We the farmers in India as Individual Farmers, Farmers Groups, Women Farmers, Small farmers, Young Farmers, Farm Workers, Landless Labourers have come together to place on record our objections pertaining to the Notification issued by the Competition Commission of India under Section 29(2) of the Competition Commission Act, 2002, inviting objections/ comments/ suggest with regard to the combination of Two Corporate Giants across the Globe viz, between Bayer AG, Kaiser-Wilhelm-Allee, 51368, Leverkusen, Germany (hereinafter ‘Bayer’ or ‘Acquirer’) and Monsanto Company, 2711 Centerville Road, Suite 400, Wilmington, Delaware 19808, County of New Castle (hereinafter ‘Monsanto’ or ‘Target’, and collectively with Bayer as ‘Parties’).

The signatories hereunder are members of All India Coordination Committee for Farmers’ Movements (ICCFM) and South Indian Coordination Committee for Farmers’ Movements (SICCFM) and we represent 12 farmers’ organizations across India representing millions of peasants, small and medium size farmers, landless people, rural women and youth, indigenous people, migrants and agricultural workers. We defend peasant agriculture for food sovereignty as a way to promote social justice and dignity and strongly oppose corporate driven agriculture that destroys social relations and nature.

We consider that the acquisition of Monsanto by Bayer not only causes but also likely to cause an appreciable adverse effect on competition within India. We request the Commission to call for the records from these two companies regarding their market concentration and study the overall reach of these two companies put together in the market and assess the percentage of their shares objectively and independent of the projections given by the Parties in Form IV, before arriving at any conclusions. The Commission should carry out this investigation to determine the questions whether the acquisition or the combination of these two giant Corporates would cause adverse effect on competition within India.

It is important to place on record the study conducted by the Friends of Earth, Europe led by Ioannis Lianos, Professor of Global Competition Law and Public Policy and Director of the Centre for Law, Economics and Society (CLES) at University College London (UCL),1 concludes that even on a narrow reading of EU competition law, the merger between US-based agro-chemical and biotech company Monsanto and German ‘life science’ company Bayer should not be permitted. The legal study sets out five main reasons why EU competition law requires that the merger be blocked. The copy of the said document is enclosed herewith.

In addition to the issues raised in the said study mentioned supra and the objections submitted by many other individual farmers, farmers organization and farmers collective, we also like to highlight the certain discrepancies in the combination of Bayer and Monsanto as published in the Notification dated 5th January 2018.

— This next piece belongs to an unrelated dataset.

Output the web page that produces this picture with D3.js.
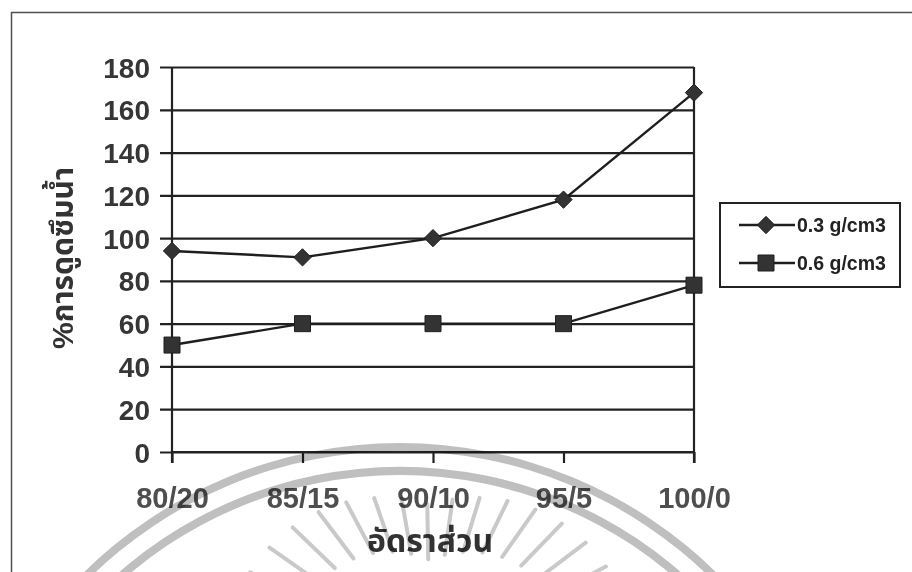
<!DOCTYPE html>
<html>
<head>
<meta charset="utf-8">
<script src="https://cdn.jsdelivr.net/npm/d3@7"></script>
<style>
  html, body { margin: 0; padding: 0; background: #fff; }
  svg { display: block; }
  text { font-family: "Liberation Sans", Arial, "Noto Sans Thai", sans-serif; font-weight: bold; }
</style>
</head>
<body>
<svg id="chart" width="912" height="572"></svg>
<script>
// Mix ratios (category axis)
const ratios = ["80/20", "85/15", "90/10", "95/5", "100/0"];
// Water absorption (%) for each density
const density03 = [94, 91, 100, 118, 168];
const density06 = [50, 60, 60, 60, 78];
const seriesNames = ["0.3 g/cm3", "0.6 g/cm3"];
const yTicks = [0, 20, 40, 60, 80, 100, 120, 140, 160, 180];

const svg = d3.select("#chart");
const W = 912, H = 572;
const ink = "#222";

// Outer frame of the chart
svg.append("rect")
  .attr("x", 11.5).attr("y", 12.5)
  .attr("width", W + 20).attr("height", H + 20)
  .attr("fill", "none").attr("stroke", "#505050").attr("stroke-width", 1.5);

const x = d3.scalePoint().domain(ratios).range([172, 694]);
const y = d3.scaleLinear().domain([0, 180]).range([452, 67]);

// Horizontal gridlines with left ticks
const yAxis = d3.axisLeft(y).tickValues(yTicks)
  .tickSize(-(694 - 172)).tickSizeOuter(0).tickPadding(22)
  .tickFormat(d3.format("d"));
const gy = svg.append("g").attr("transform", "translate(172,0)").call(yAxis);
gy.select(".domain").remove();
gy.selectAll(".tick line")
  .attr("x1", -12).attr("x2", 694 - 172)
  .attr("stroke", ink).attr("stroke-width", 2.2);
gy.selectAll(".tick text")
  .attr("fill", "#363636").attr("font-size", 28).attr("dy", "0.36em");

// Category axis with ticks hanging below
const xAxis = d3.axisBottom(x).tickSize(11).tickSizeOuter(0).tickPadding(24);
const gx = svg.append("g").attr("transform", "translate(0,452)").call(xAxis);
gx.select(".domain").attr("stroke", ink).attr("stroke-width", 2.2)
  .attr("d", `M172,0H694`);
gx.selectAll(".tick line").attr("stroke", ink).attr("stroke-width", 2.2);
gx.selectAll(".tick text")
  .attr("fill", "#4e4e4e").attr("font-size", 29).attr("dy", "0.71em");

// Value axis line and right edge of the plot
svg.append("line").attr("x1", 172).attr("x2", 172).attr("y1", y(180)).attr("y2", 463)
  .attr("stroke", ink).attr("stroke-width", 2.2);
svg.append("line").attr("x1", 694).attr("x2", 694).attr("y1", y(180)).attr("y2", 463)
  .attr("stroke", ink).attr("stroke-width", 2.2);

// Axis titles
svg.append("text")
  .attr("x", 430).attr("y", 552)
  .attr("text-anchor", "middle").attr("font-size", 32).attr("fill", "#333")
  .text("อัดราส่วน");
svg.append("text")
  .attr("transform", "translate(73,258) rotate(-90)")
  .attr("text-anchor", "middle").attr("font-size", 30).attr("fill", "#333")
  .text("%การดูดซึมน้ำ");

// Series
const line = d3.line().x((d, i) => x(ratios[i])).y(d => y(d));
const diamond = d3.symbol().type(d3.symbolDiamond2).size(190);
const square = d3.symbol().type(d3.symbolSquare).size(256);

function drawSeries(values, sym) {
  svg.append("path").datum(values).attr("d", line)
    .attr("fill", "none").attr("stroke", "#1e1e1e").attr("stroke-width", 2.4);
  svg.append("g").selectAll("path").data(values).join("path")
    .attr("transform", (d, i) => `translate(${x(ratios[i])},${y(d)})`)
    .attr("d", sym).attr("fill", "#333").attr("stroke", "#1e1e1e").attr("stroke-width", 1);
}
drawSeries(density03, diamond);
drawSeries(density06, square);

// Legend
const lg = svg.append("g");
lg.append("rect").attr("x", 720).attr("y", 203).attr("width", 180).attr("height", 84)
  .attr("fill", "#fff").attr("stroke", ink).attr("stroke-width", 2);
[[diamond, 225], [square, 263]].forEach(([sym, ly], k) => {
  lg.append("line").attr("x1", 739).attr("x2", 795).attr("y1", ly).attr("y2", ly)
    .attr("stroke", "#1e1e1e").attr("stroke-width", 2.4);
  lg.append("path").attr("transform", `translate(766,${ly})`).attr("d", sym)
    .attr("fill", "#333").attr("stroke", "#1e1e1e").attr("stroke-width", 1);
  lg.append("text").attr("x", 797).attr("y", ly).attr("dy", "0.36em")
    .attr("font-size", 19.5).attr("fill", "#222").text(seriesNames[k]);
});

// Faint seal watermark across the bottom of the page
const wm = svg.append("g").style("mix-blend-mode", "multiply").attr("opacity", 0.85);
const arc = d3.arc().startAngle(-Math.PI / 2).endAngle(Math.PI / 2);
[[443, 451], [419, 427]].forEach(([r0, r1]) => {
  wm.append("path").attr("transform", "translate(400,894)")
    .attr("d", arc.innerRadius(r0).outerRadius(r1)).attr("fill", "#b4b4b4");
});
d3.range(-163, -16, 9).forEach(a => {
  const t = a * Math.PI / 180;
  const k = Math.abs(Math.cos(t));
  const r1 = 100 + 45 * k, r2 = 155 + 50 * k;
  const cx = 430, cy = 660;
  wm.append("line")
    .attr("x1", cx + r1 * Math.cos(t)).attr("y1", cy + r1 * Math.sin(t))
    .attr("x2", cx + r2 * Math.cos(t)).attr("y2", cy + r2 * Math.sin(t))
    .attr("stroke", "#c0c0c0").attr("stroke-width", 4).attr("stroke-linecap", "round");
});
</script>
</body>
</html>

In India, Bayer and Monsanto, as per the assertions given by the Parties in Form IV, prior to the closing of the Proposed Combination operate in the 5 Segments in terms of Products, viz, 1. Crop Production, 2. Agricultural Seeds, 3. Vegetable Seeds, 4. Environmental Science and 5. Traits and Technology. The Crop Productions again has 6 Sub Segments, Agricultural Seeds has 5 Sub Segments, Vegetable Seeds has 22 Sub Segments , Environment Science has 5 Sub Segments and Traits and Technology has 1 Sub Segment.

In the Crop Production Segment, both the parties have one Sub Segment overlapping i.e., Non –selective herbicides.

In Agricultural Seeds Segment, both the parties have one Sub Segment overlapping i.e. Cotton Seeds.

In Vegetable Seeds Segments, both the parties have 13 Sub segments overlapping, i.e., Cabbage, Cauliflower, Cucumber, Eggplant, Bitter Gourd, Bottle Gourd, Melon, Okra, Onion, Hot Pepper, Sweet Pepper, Tomato and Watermelon.